Grand Jeté

Nicht das gediegene Ganze.
Ödipus lässt grüßen.

Das gediegene Ganze, das wäre die perfekte Aufführung eines Ballettes wie Schwansee oder Nußknacker, das wäre ein „Grand Jeté“ der Prima-Ballerina, ein Sprung in die Höhe mit wie beim Spagat gespreizten Beinen, das wäre diese Sekunde Stilland in der Schwerelosgikeit. Das gediegene Ganze wäre ein Film, bei dem die Kamera sozusagen immer den Überblick bewahrt und nichts auslässt.

Dieses gediegene Ganze ist aber just weder Idee noch Ziel von Isabelle Stever in ihrem Film nach dem Drehbuch von Anna Melikova nach dem Roman von Anke Stelling. Sie interessiert der Blick haarscharf vorbei an diesem traumhaft Perfekten, Gediegenen, an der perfekten Ballettaufführung oder an der perfekten Familie. Sie interessiert der Blick haarscharf daneben – inklusive der Voraussetzung, dass dem Zuschauer in jedem Moment klar ist, in welchen Zusammenhang die Details gehören.

Nadja (Sarah Nevada Grether) ist Primaballerina in Berlin.
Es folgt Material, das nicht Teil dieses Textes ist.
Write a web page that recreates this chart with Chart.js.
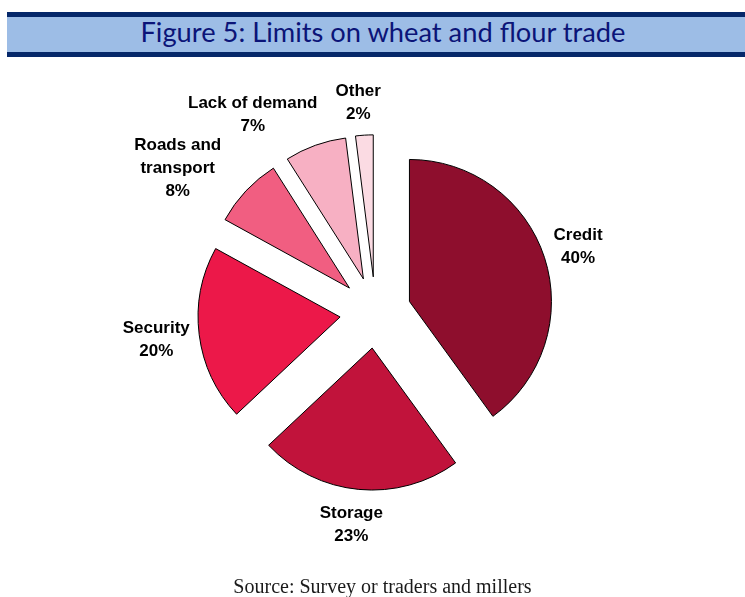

Sie unterrichtet auch Ballett. Sie ist eine extrem harte Lehrerin mit aller Brutalität. Das zeigen Details aus ihrem Unterricht, wie sie sich einer Schülerin, die mit gebeugtem Rücken da sitzt mit vollem Gewicht auf die Schultern setzt. Sie macht ihren Job unter Schmerzen. Ihre Zehen sind blutig vom Spitzentanz. Sie hat Ekzeme am Hals. Sie nimmt Schmerzmittel.

Die Kamera liebt auch ihren harten, muskulösen Rücken. Nadja fährt zu ihrer Mutter aufs Land. Dort lebt Sohn Mario (Emil von Schönfels). Der ist wunderhübsch, dürfte 17 oder 18 sein, Mutter ist sich nicht sicher, ob er schon den Führerschein hat; er jobbt in einem Gym.

Zwischen Mutter und Sohn entwickelt sich das, was einsten dem König Ödipus vorausgesagt worden ist. Nur, dass hier die Mutter die Aktive ist. Der Sohn lässt es sich widerstandslos gefallen, ja er lässt sich aktiv auf die Beziehung ein. Und das in der Wohnung seiner Oma, der Mutter von Mama.

Am Schluss singt die Ballerina das Lied vom Mocking Bird. Das ist jetzt schon in kurzer Zeit der dritte Film, der von Protagonisten der Hochkultur in der Stadt zu ihren Wurzeln auf dem Land zurückkehrt. In MITTAGSSTUNDE kehrt ein Professor zur Pflege seiner Eltern auf den Gasthof im flachen Land zurück, wo Plattdeutsch gesprochen wird und in ALLE REDEN ÜBERS WETTER kehrt eine Hochschuldozentin in ihre ostdeutsches Dorf zurück.